Le peuple, qui suivait son idée, en venait à se figurer que le conquérant de l’Italie n’aurait qu’à regarder la coalition en face pour la faire se dissoudre ; il s’imaginait que Bonaparte, ce serait la paix. On eut soin de l’entretenir dans cette illusion[5]. Tout s’accomplirait d’ailleurs en dehors de lui et par-dessus sa tête. La classe populaire devait prêter plus tard au Consul un concours passionnément actif, devenir sa force, sa base, son indestructible appui ; elle n’eut aucune part directe à l’événement qui le fit surgir au pouvoir. Les troupes furent là pour parer aux accidens et emporter finalement le succès, mais l’idée première, la combinaison vint des révolutionnaires nantis agissant avec Bonaparte, des politiciens égoïstes, avides de repos, dégoûtés des orages, impatiens de trouver le port d’arrivée ou au moins de relâche ; l’un d’eux dit le mot de la situation : « Nous en sommes arrivés au point de ne plus songer à sauver les principes de la Révolution, mais seulement les hommes qui l’ont faite. »

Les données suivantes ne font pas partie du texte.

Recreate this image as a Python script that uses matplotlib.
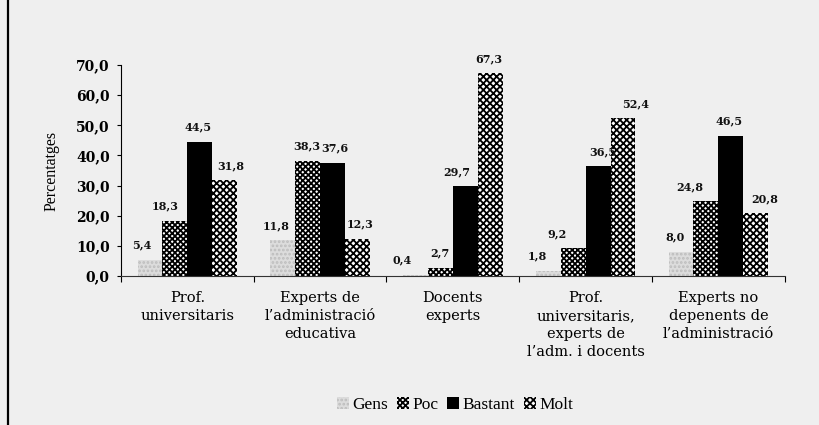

À ces réalistes de la politique se joignirent les doctrinaires de la Révolution, ceux qui s’érigeaient en représentans de l’intelligence et de la pensée françaises. Bonaparte les enjôla supérieurement et les dupa. Se dérobant à Paris aux ovations populaires, il ne manquait jamais aux séances de l’Institut ; il usa envers ses confrères de politesses assidues, de cordialités félines ; il s’appropria leur langage, parut s’assimiler leurs idées, rechercha leur société et prit part à leurs dévotions ; il visita Mme Helvetius et fit pèlerinage à la petite maison d’Auteuil, ce doux nid des idéologues. Ceux-ci s’imaginèrent qu’il allait instituer le règne de l’aristocratie intellectuelle, qu’il fonderait, loin du peuple, un gouvernement selon leurs vœux, ami de la philosophie et des « lumières, » progressif et scientifique. Il est peu croyable pourtant qu’aucun d’eux n’ait entrevu qu’en se livrant à un sauveur militaire, ils risquaient de se donner un maître. Seulement, pour le parti dont ils revendiquaient la direction morale, il fallait en passer par là ou périr ; ils se réfugièrent dans la popularité du grand et astucieux soldat contre la croissante poussée d’opinion qui menaçait leurs places, leur influence et leurs principes. Bonaparte était la dernière carte de la Révolution ; les révolutionnaires de gouvernement la jouèrent. Serait-ce Washington qui sortirait ? Ce fut César.


ALBERT VANDAL.

  1. Voyez la Revue des 1er et 15 avril.
  2. Paroles du banquier Germain dans une réunion de capitalistes tenue chez le consul Bonaparte, après le 18 brumaire.
  3. Archives de la guerre.
  4. Cambacérès.
  5. Bonaparte fit composer pour la rue, par le poète Arnault, une chanson où il était fortement question de paix.
    Les sentimens de la population se manifestèrent de façon frappante au lendemain du coup d’État. Après les journées des 18 et 19 brumaire, le 20 au soir, les résultats furent proclamés aux flambeaux et avec beaucoup de solennité, dans chaque arrondissement, par les autorités municipales, escortées de gardes nationaux et de soldats. Le procès-verbal de cette cérémonie, pour l’un des quartiers du centre, nous a été conservé. On y lit : « C’est au milieu des acclamations générales, des cris mille fois répétés de Vive la République, de Bonaparte, de la pain, que le commissaire du pouvoir exécutif a fait la publication de la loi du 19 brumaire aux divers endroits et carrefours... L’enthousiasme surtout était manifesté avec une sorte d’explosion à l’annonce des intentions du gouvernement régénéré pour la paix (une phrase avait été insérée à cet effet dans le texte proclamé), et plus d’une fois le commissaire, interrompu par les applaudissemens et les cris de « VIVE LA REPUBLIQUE », a été obligé de répéter cette disposition bienfaisante... » Ce document est tiré des précieuses archives de M. Gustave Bord.